Financial Freedom Series
How to Achieve Financial Freedom – Part 2
Last week we discussed the first step in your journey to Financial freedom. I hope that through that exercise, you have decided how to spend on purpose by understanding what your spending habits are and tweaking those numbers. If you haven’t gone through that yet, check out that post by clicking here.
But the second step in your plan needs to be paying yourself first. You should be the first one that reaps from your employment or financial endeavours. You need to learn how to save money, not only so you have a rainy day fund, but save for the future to achieve the financial goals that you set for yourself.
To achieve financial freedom, you MUST learn how to pay yourself first.
Pay yourself first
Pay yourself first. You have created your spending plan, and now that you have that in place it should include saving. One of the most important things you can start doing is setting aside a bit of your net income to pay yourself first BEFORE any other debt. There are many ways to accomplish this and it’s best to make it as easy as possible. If you think that you have debts and you should be paying those off before you start any saving, that is the wrong way to think. Eliminating debt will be something you have to look at and eventually a position you will be getting to. However, Saving is key to achieving the financial freedom you want. And you don’t need to be “cheap” but you do need to be “Frugal“.
Follow the following tips in order to start saving:
- Make it automatic & non-negotiable. When you don’t have to think about it, you know it won’t be negotiable. Sign up for your bank’s automatic transfer program and move a percentage of your pay or a specific amount to your savings account each payday or each week depending on your situation. Or if your paycheques are not regular, make the transfer weekly, bi-weekly, or monthly. You don’t have to start with a large amount, but you do have to START. Try $10 per week, and build from there.

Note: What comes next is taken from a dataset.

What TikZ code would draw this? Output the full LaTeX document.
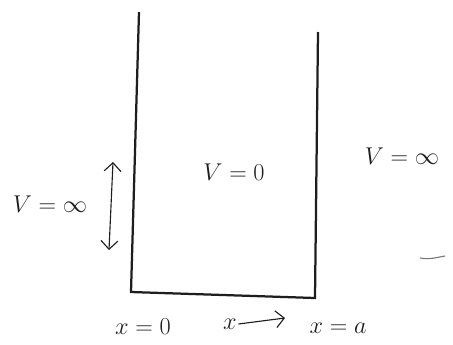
\documentclass[tikz,border=0pt]{standalone}
\usepackage{amsmath}
\usetikzlibrary{arrows.meta, positioning}
\definecolor{mydark}{RGB}{30,30,30}
\tikzset{
  wall/.style={line width=1.6pt, color=mydark},
  label/.style={font=\LARGE, color=mydark, inner sep=1pt},
  arrow/.style={-{Straight Barb[length=6pt]}, thick, color=mydark},
  dblarrow/.style={{Straight Barb[length=6pt]}-{Straight Barb[length=6pt]}, thick, color=mydark}
}
\begin{document}
\begin{tikzpicture}[x=0.025cm, y=-0.025cm]
  \useasboundingbox (0,0) rectangle (453,344);

  % Walls of the well
  \coordinate (LT) at (139,12);
  \coordinate (LB) at (131,292);
  \coordinate (RT) at (318,32);
  \coordinate (RB) at (315,298);
  \draw[wall] (LT) -- (LB) -- (RB) -- (RT);

  % Potential inside and outside
  \node[label] (vin) at (234,172) {$V=0$};
  \node[label] (vright) at (402,156) {$V=\infty$};
  \node[label] (vleft) at (50,204) {$V=\infty$};

  % Double arrow on the left
  \coordinate (up) at (113,162);
  \coordinate (down) at (109,250);
  \draw[dblarrow] (down) -- (up);

  % Small stroke on the right
  \draw[thick, color=mydark!60] (420,258) to[out=-10, in=190] (445,256);

  % Axis labels
  \node[label] (x0) at (143,327) {$x=0$};
  \node[label] (xa) at (338,328) {$x=a$};
  \node[label] (xv) at (230,324) {$x$};
  \coordinate (xend) at (285,318);
  \draw[arrow] (xv.east) -- (xend);
\end{tikzpicture}
\end{document}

- Ask for discounts with some of your irregular expenses.
- Start with your utilities like cable, phone, or internet. Many of these companies offer discounts or package deals all the time, but not unless you ask. Call them and ensure you’re getting the best rates for these monthly services.
- Another area to look at is your insurance costs. Ask them about any discounts you may be missing out on your policy. You may be entitled to discounts that you qualify for, for example – snow tires on your car, alarm system at your home, your age, your marital status, your claims free history, multi vehicle or multi policy situations, etc. All of these things can lead to substantial savings on your premiums. Do the homework and ask the questions, any good broker will be happy to investigate for you.
- Re-Think your purchases. Be frugal when you can. Try to resist impulse buys, and if possible, wait 24 hours before you purchase an item. Usually once you think about it, you may come to the realization that you don’t even need the item.
- Look for savings in Regular expenses. Check the flyers for items that you purchase on a regular basis. Or just keep an eye when you’re grocery shopping, see when they go on sale and purchase in bulk. This may not be the most option for perishable items, but for non-perishable items you may find substantial savings For example, you know you’re going to use toilet paper – don’t pay full price for toilet paper when you can buy it when it’s on sale. Or if you have young children, diapers are a huge expense – buy them when they’re on sale!
- Open or top up your Tax Free Savings Accounts. The TFSA’s are a great way to start saving money, and you can do this through the automated approach noted above. Your money in this account grows tax free and is readily available if you need it in the future for large purchases, and without tax implications. We will discuss TFSA’s in a future post in further detail. But for now – START!!